John Chuckman
EXPANSION OF A COMMENT POSTED TO AN ARTICLE BY NICOLE MORTILLARO IN CBC NEWS
“The psychology of climate change: Why people deny the evidence
“'This is not a time to be passive and allow this calamity to happen to us,' says one psychologist”
I am always troubled when anyone quotes a psychologist, as is done here, or a psychiatrist, on matters of policy which should deal only with hard-nosed science. Unavoidably, whether intended or not, there is a suggestion of the old Soviet method of discrediting critics by having them committed to mental hospitals.
It is a perfectly reasonable position to accept that climate change is occurring while not accepting that human activity is driving it or, even if you do become convinced humans are responsible, while not believing we yet have the ability to correct the situation.
The change is observable, and it is being observed now intensively.
But the same is not true of the presumed human causation.
We do know humans cause a lot of negative things, again observable things - like plastics in the seas and war, and I don't know why it is but practically all articles from people concerned about climate change never mention war, war with all its manufactured poisons and destructive capacity, war that is going on in a dozen places causing countless miseries.
War and its production facilities pump immense amounts of poisons into our environment, from depleted uranium dust and Agent Orange to dumps of material from nuclear-weapons manufacturing. It also wastes immense amounts of money that could be doing other, good things.
As far as climate goes, the truth is that it has always undergone change, much the same as the earth’s crust has always shifted and changed, as we see happening with earthquakes and volcanoes, events which over time vary from minute to gigantic. There is nothing static about our planet despite our illusion that there is.
We’ve seen everything from desertification to ice ages and the passing of whole civilizations, but we are not in possession of complete understanding about why and how these things happen.

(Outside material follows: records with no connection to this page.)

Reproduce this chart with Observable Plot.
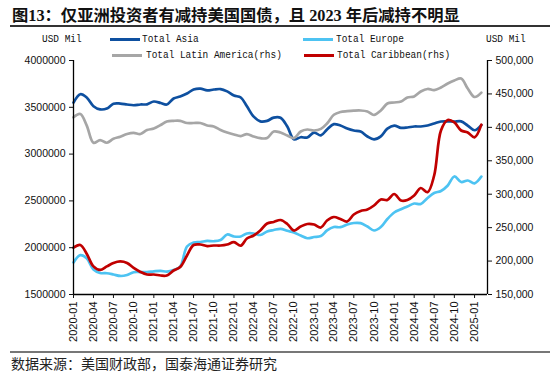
<!DOCTYPE html>
<html><head><meta charset="utf-8">
<script src="https://cdn.jsdelivr.net/npm/d3@7"></script>
<script src="https://cdn.jsdelivr.net/npm/@observablehq/plot@0.6"></script>
<style>
body{margin:0;background:#fff;}
#wrap{position:relative;width:550px;height:373px;overflow:hidden;background:#fff;}
.title{position:absolute;left:12px;top:2px;font-family:"Liberation Serif","Noto Sans CJK SC";font-weight:bold;font-size:16.3px;color:#111;white-space:nowrap;}
.rule1{position:absolute;left:10px;right:0;top:25px;height:2px;background:#333;}
.lg{position:absolute;font-family:"Liberation Mono",monospace;font-size:11.5px;line-height:12px;white-space:nowrap;transform:scaleX(0.82);transform-origin:left center;color:#111;}
.sw{position:absolute;height:3px;width:30px;}
#chart{position:absolute;left:0;top:30px;}
.rule2{position:absolute;left:10px;right:0;top:351px;height:1.5px;background:#777;}
.cap{position:absolute;left:11px;top:353px;font-family:"Noto Sans CJK SC";font-size:14px;color:#222;white-space:nowrap;}
</style></head>
<body>
<div id="wrap">
  <div class="title">图13：仅亚洲投资者有减持美国国债，且 2023 年后减持不明显</div>
  <div class="rule1"></div>
  <div id="chart"></div>
  <div class="lg" style="left:42px;top:33px;">USD Mil</div>
  <div class="lg" style="left:486px;top:33px;">USD Mil</div>
  <div class="sw" style="left:110px;top:37.5px;background:#0E50A0"></div>
  <div class="lg" style="left:142px;top:33px;">Total Asia</div>
  <div class="sw" style="left:303px;top:37.5px;background:#4DC3F2"></div>
  <div class="lg" style="left:336px;top:33px;">Total Europe</div>
  <div class="sw" style="left:112px;top:53.5px;background:#A6A6A6"></div>
  <div class="lg" style="left:146px;top:49px;">Total Latin America(rhs)</div>
  <div class="sw" style="left:304px;top:53.5px;background:#C00000"></div>
  <div class="lg" style="left:337px;top:49px;">Total Caribbean(rhs)</div>
  <div class="rule2"></div>
  <div class="cap">数据来源：美国财政部，国泰海通证券研究</div>
</div>
<script>
const months = ["2020-01","2020-02","2020-03","2020-04","2020-05","2020-06","2020-07","2020-08","2020-09","2020-10","2020-11","2020-12",
"2021-01","2021-02","2021-03","2021-04","2021-05","2021-06","2021-07","2021-08","2021-09","2021-10","2021-11","2021-12",
"2022-01","2022-02","2022-03","2022-04","2022-05","2022-06","2022-07","2022-08","2022-09","2022-10","2022-11","2022-12",
"2023-01","2023-02","2023-03","2023-04","2023-05","2023-06","2023-07","2023-08","2023-09","2023-10","2023-11","2023-12",
"2024-01","2024-02","2024-03","2024-04","2024-05","2024-06","2024-07","2024-08","2024-09","2024-10","2024-11","2024-12",
"2025-01","2025-02"];
const tickLabels = ["2020-01","2020-04","2020-07","2020-10","2021-01","2021-04","2021-07","2021-10","2022-01","2022-04","2022-07","2022-10",
"2023-01","2023-04","2023-07","2023-10","2024-01","2024-04","2024-07","2024-10","2025-01"];
const leftTicks = [1500000,2000000,2500000,3000000,3500000,4000000];
const rightTicks = [150000,200000,250000,300000,350000,400000,450000,500000];

const asia = [3550000,3640000,3605000,3512000,3478000,3487000,3538000,3540000,3530000,3522000,3530000,3532000,
3562000,3546000,3530000,3594000,3615000,3647000,3690000,3700000,3680000,3690000,3695000,3670000,
3626000,3605000,3510000,3400000,3350000,3355000,3390000,3388000,3295000,3158000,3180000,3177000,
3230000,3200000,3263000,3320000,3305000,3273000,3252000,3241000,3188000,3158000,3190000,3273000,
3305000,3280000,3284000,3295000,3295000,3305000,3327000,3348000,3350000,3348000,3350000,3305000,
3255000,3310000];
const europe = [1842000,1920000,1888000,1767000,1730000,1727000,1714000,1698000,1708000,1738000,1740000,1740000,
1748000,1753000,1745000,1762000,1799000,2013000,2056000,2061000,2072000,2069000,2082000,2141000,
2120000,2120000,2152000,2152000,2136000,2173000,2189000,2202000,2181000,2162000,2130000,2101000,
2114000,2125000,2184000,2221000,2219000,2248000,2264000,2262000,2226000,2184000,2221000,2307000,
2376000,2411000,2440000,2472000,2467000,2531000,2584000,2606000,2665000,2761000,2702000,2718000,
2688000,2760000];
const latinAmerica = [415000,420000,403000,377000,381000,377000,383000,386000,390000,391600,390000,396000,
398300,403500,408800,409800,409800,406500,406500,406500,402800,401300,396000,392300,
389300,387000,390000,386300,383800,384000,393800,392300,387800,383800,393800,396800,
395300,397800,405800,418800,423000,424200,425000,425200,423700,418500,425200,435700,
437200,438700,444700,446200,453600,457400,455600,459600,465600,470100,473100,458100,
445400,452000];
const caribbean = [220000,224000,211000,192000,186700,192000,197100,199400,197100,189700,183700,179900,
179900,178400,178400,185900,191100,208300,224000,224800,222500,223300,223300,224800,
228200,223000,233800,238300,245700,256200,258400,261400,255500,245700,251700,255500,
254700,250200,260700,265900,262900,259200,269700,274900,277200,283100,292100,291400,
300300,290600,291400,298100,309300,303000,328000,395300,411000,407300,395300,392300,
385000,404000];

const parseM = s => new Date(s + "-01T00:00:00Z");
const xStart = parseM("2020-01"), xEnd = parseM("2025-03");
const toL = v => 1500000 + (v - 150000) * (2500000 / 350000);
const fromL = d => Math.round(150000 + (d - 1500000) * 0.14);
const rows = (arr, f) => months.map((m, i) => ({date: parseM(m), v: f ? f(arr[i]) : arr[i]}));

const lineOpts = (c) => ({x: "date", y: "v", stroke: c, strokeWidth: 2.7, curve: "catmull-rom"});

const chart = Plot.plot({
  width: 550, height: 322,
  marginLeft: 73, marginRight: 63, marginTop: 30, marginBottom: 58,
  style: {fontFamily: "Liberation Sans, Arial, sans-serif", color: "#111", background: "transparent", overflow: "visible"},
  x: {type: "utc", domain: [xStart, xEnd], axis: null},
  y: {domain: [1500000, 4000000], axis: null},
  marks: [
    Plot.lineY(rows(asia), lineOpts("#0E50A0")),
    Plot.lineY(rows(europe), lineOpts("#4DC3F2")),
    Plot.lineY(rows(latinAmerica, toL), lineOpts("#A6A6A6")),
    Plot.lineY(rows(caribbean, toL), lineOpts("#C00000")),
    Plot.ruleX([xStart], {stroke: "#000", strokeWidth: 1.3}),
    Plot.ruleX([xEnd], {stroke: "#000", strokeWidth: 1.3}),
    Plot.ruleY([1500000], {stroke: "#000", strokeWidth: 1.3}),
    Plot.axisY({ticks: leftTicks, tickFormat: d => String(d), tickSize: 4, tickPadding: 4, label: null, fontSize: 10.5}),
    Plot.axisY({anchor: "right", ticks: rightTicks.map(toL), tickFormat: fromL, tickSize: 4, tickPadding: 4, label: null, fontSize: 10.5}),
    Plot.axisX({ticks: tickLabels.map(parseM), tickFormat: d3.utcFormat("%Y-%m"), tickRotate: -90, tickSize: 4, tickPadding: 3, label: null, fontSize: 11})
  ]
});
document.getElementById("chart").appendChild(chart);
</script>
</body></html>
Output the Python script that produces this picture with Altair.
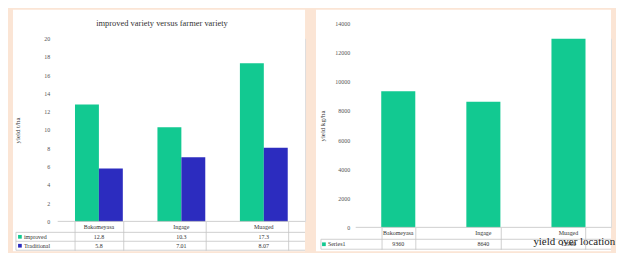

Certainly, for most such events, only known to us from examining historical materials and archeology, humans had no involvement.
Given this lack in our understanding and given our reckless behavior as societies, as in war, is it at all realistic to think we are in a position to halt or ameliorate climate change? I really do not think so. We should always be ready to clean-up our own messes – as with plastics or deadly chemicals – but I think proposed extreme programs of change concerning things we do not completely understand are themselves reckless.
I always reflect back on the old Soviet Union and its gigantic programs for changing the landscape. Soviet leaders thought they were being very scientific and working towards the benefit of people with projects for vast river diversions and putting huge swathes of land under new purposes, but experience has proved they were often wrong.
Is our understanding today so much better? Do we really know the full consequences of massive changes in the production of power, for instance? Recent scientific work has raised serious questions about, for example, wind farms and heavy batteries for transportation, but we just keep assuming everything will be fine. The assumption is okay on moderate-sized efforts that can be viewed as controlled experiments, but it is not okay on a massive world scale.
Also, I simply cannot believe that we are even capable of turning around huge natural events like desertification or the passing of species whose environmental niche has disappeared.
The largest and most certain contribution we can make towards the future is cleaning up our known messes and getting human population under control. There’s no guessing in these. Reduce the numbers of people and you automatically reduce the growth of everything from demands for noxious products to the amount of every kind of waste.
And does anyone really believe humanity is capable of undertaking such a certain, helpful measure? Or I might ask the same for stopping wars. Then why do people believe we are capable of vast schemes like those advocated by some environmentalists, schemes which, even if implemented, may not serve the purpose?